Cette question sur l'homme qu'un conclave ne peut esquiver. Parole de cardinal

Monreale

Ce n’est pas seulement Dieu qui disparait dans la société actuelle mais aussi l’idée d’un homme créé « à son image et à sa ressemblance ». Ces deux questions ne font qu’une, pour une Église appelée à rendre raison de l’espérance qui est en elle (1 P 3, 8-17). C’est bien sur cette question que l’Église tiendra ou chutera. Elles constituent sa priorité absolue, inévitable pour tout conclave qui voudra être à la hauteur de sa mission, dans le choix du futur successeur de Pierre.

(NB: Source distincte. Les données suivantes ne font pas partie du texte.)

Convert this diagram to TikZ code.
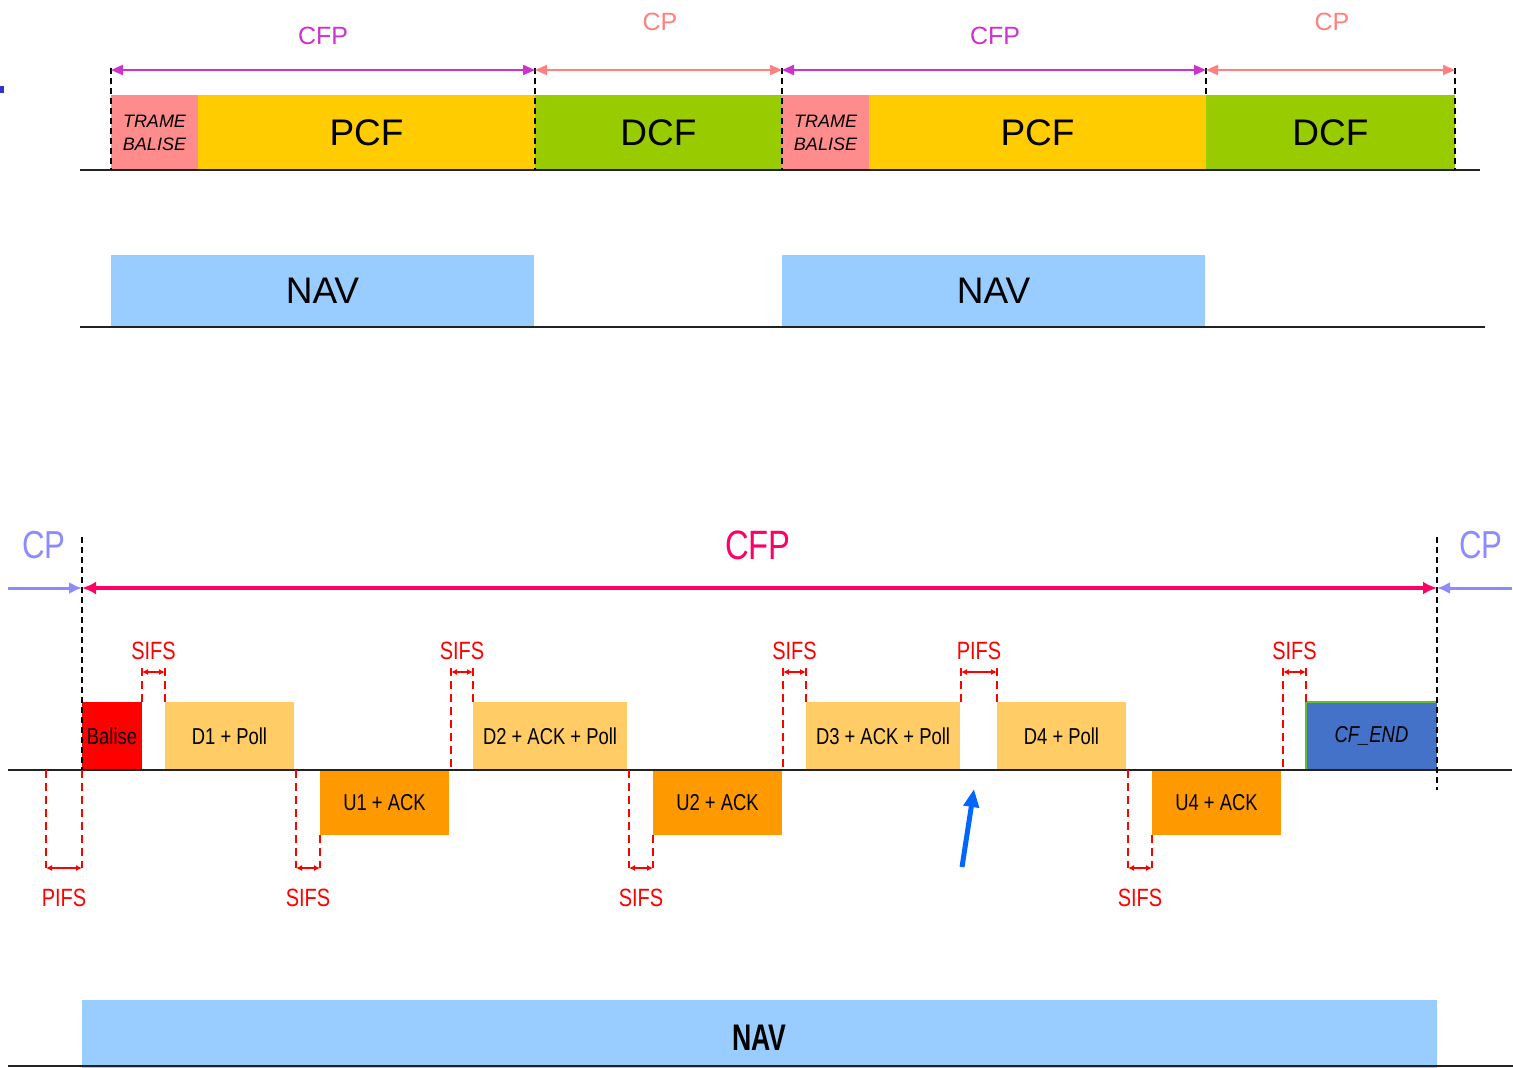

Le cardinal Ruini avait déjà répondu à la question de Dieu dans un précédent article de Settimo Cielo, dans son commentaire d’un récent essai d’un spécialiste en sciences statistiques, Roberto Volpi, intitulé « Dio nell’incerto ».

> Répétitions de conclave. Ces demandes trop oubliées sur Dieu et sur l’homme

 

C’est donc à la question sur l’homme que le cardinal Ruini va répondre dans cette seconde partie de sa réflexion. À partir des découvertes de la science sur l’origine et l’évolution de l’espèce humaine. Mais surtout en identifiant ce moment décisif où l’homme, enfin arrivé à se tenir en position debout, a pu pour la première fois voir le ciel de manière naturelle et continue, et de là percevoir « l’au-delà », s’ouvrir en prière au mystère et se distinguer ainsi radicalement de toutes les autres espèces animales. Exactement comme le soutient Joseph Ratzinger, pour lequel « ce qui distingue l’homme de l’animal, c’est sa capacité à penser Dieu et à prier ».

Malgré cela, nous savons que la supériorité spirituelle transcendante de l’Homo sapiens est aujourd’hui largement niée. En renversant de la sorte l’idée de la naissance de la mort, de la génération et du libre arbitre. En anéantissant le mystère de Dieu qui se fait homme.

La réflexion du cardinal Ruini se concentre justement sur la revendication de cette différence essentielle entre l’homme et toutes les autres créatures, une différence qui est non pas quantitative mais qualitative, affirmée dès les premières pages de la Genèse et qui n’est pas contredite par la science.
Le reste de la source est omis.